If they work upside down then they’re finished.

It is a swelteringly hot day in August when I visit the artist Hannah Davies at her studio near Rock, in North Cornwall. Though still in earshot of the noise from busy summer roads, Keiro Lane Studio is nestled amongst the backdrop of shady trees and neatly manicured lawns - haven to a small collection of talented artists who work alongside each other daily, their various unique creations weaving in and out of each work space. The studio itself is small, close and exciting; heady and warm with the smells of heated wooden walls and fresh oil paint. The dreamlike reflections on the canvas draw the eye in, mesmerising in their simultaneous sense of movement and calming stillness. 

Outside, we sit in the sculpture garden of fellow artist Christopher Chandler, where everyday life meets art. Laundry lines and homemade allotments sit seamlessly alongside twisted spines and shards of rusted metal. Though always artistic, Hannah first began to explore the secretive, yet illuminating nature of reflections during her commutes to Falmouth college. She was interested in capturing the stillness of travelling people, as contrasted by the rushing, blurring motion of the outside world - the reflection in the window seemed to hold all images in unison. It was a contrast she began to see everywhere she went. Calm, man-made environments of coffee shops, where people sit for brief interludes, safe from the rushing pace of the city outside. Described on canvas with visceral brush marks, delicate fronds of light from the outside world bounce off the window, creating shadows and obscuring the reality of what’s inside, outside…all is in-between. All is moving and yet still. 
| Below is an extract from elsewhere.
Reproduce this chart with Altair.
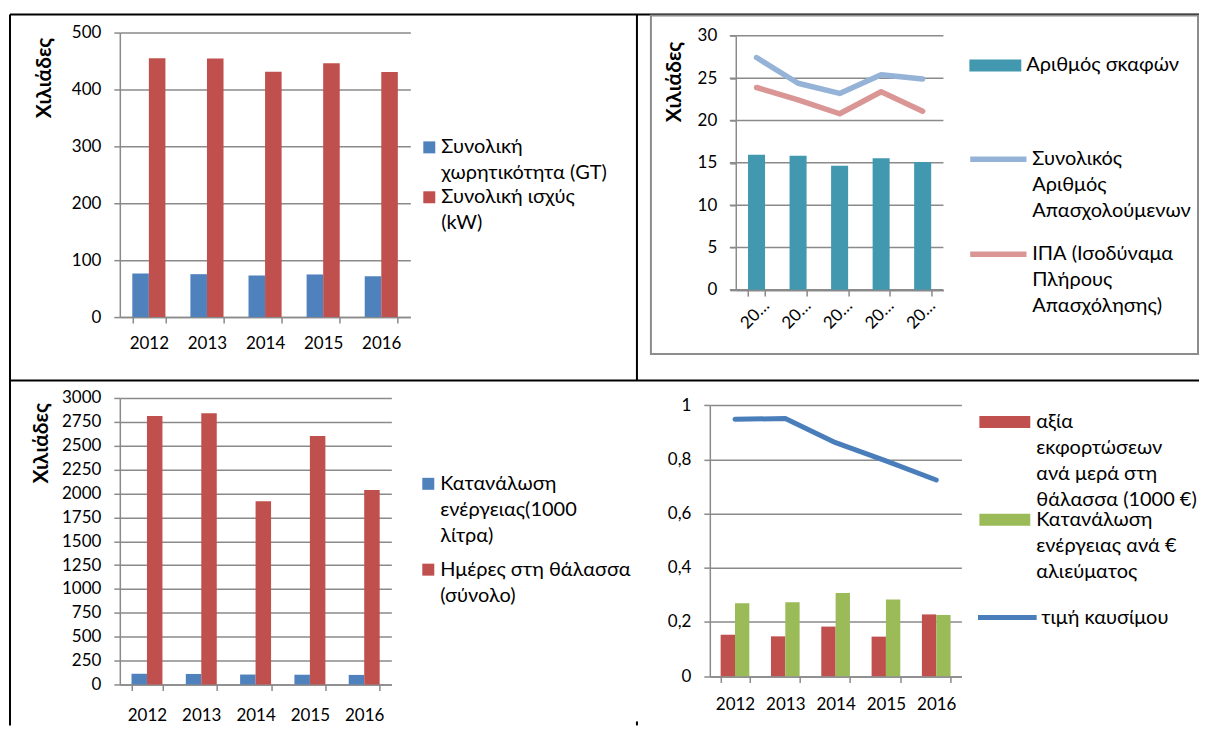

This ‘illusionary beauty’, as Hannah herself refers to it, is transposed into paintings of sea scapes and birds in flight. Fleeting moments in a natural world, seen from a certain angle only when one is walking past - their meaning develops to the viewer only slowly, as in a dream. The filmy surface of a beach reflects passing clouds. Tiny figures walk along an endless sky. Blurred birds, frozen in flight, float through the air and along the sand. Branches of epic trees playing with light and shadow, with a sense of movement that almost breathes. Their fingers reaching toward the glass of a window, or perhaps reaching from within, their imagined roots disappearing into a dark, blurry canvas. The sense of life inside them is inescapable, reflections underneath the earth. 

The hammered silver jewellery she makes exclusively from found objects, scavenged from the water’s edge. Coloured glass - worn smooth from time and ocean - sit alongside delicate seashells in ‘tiny bowls of sea’. The glass is crushed to form a watery layer on the bottom of the silver. Here, once again, there are reflections to be found. Using foraged items is at the heart of Hannah’s jewellery design - there is a romantic connection between these beautiful little rock pools, made to adorn the wearer, and the place from which they came.

Hannah’s pure love of technique and process allows her to build layers of light upon the canvas - making detailed marks which are then obscured by blurring, more hurried brushstrokes. It is an exploratory relationship between permanence of technique, illusionary light and the transitory nature of the images themselves. I get the impression that each piece is a found object - a moment in time unique to Hannah’s perception, at which we are only privileged to glance. Gazing upon a painting of hers allows us to dwell in that moment with her, to be reminded of a hazy impression long forgotten, suspended momentarily in time.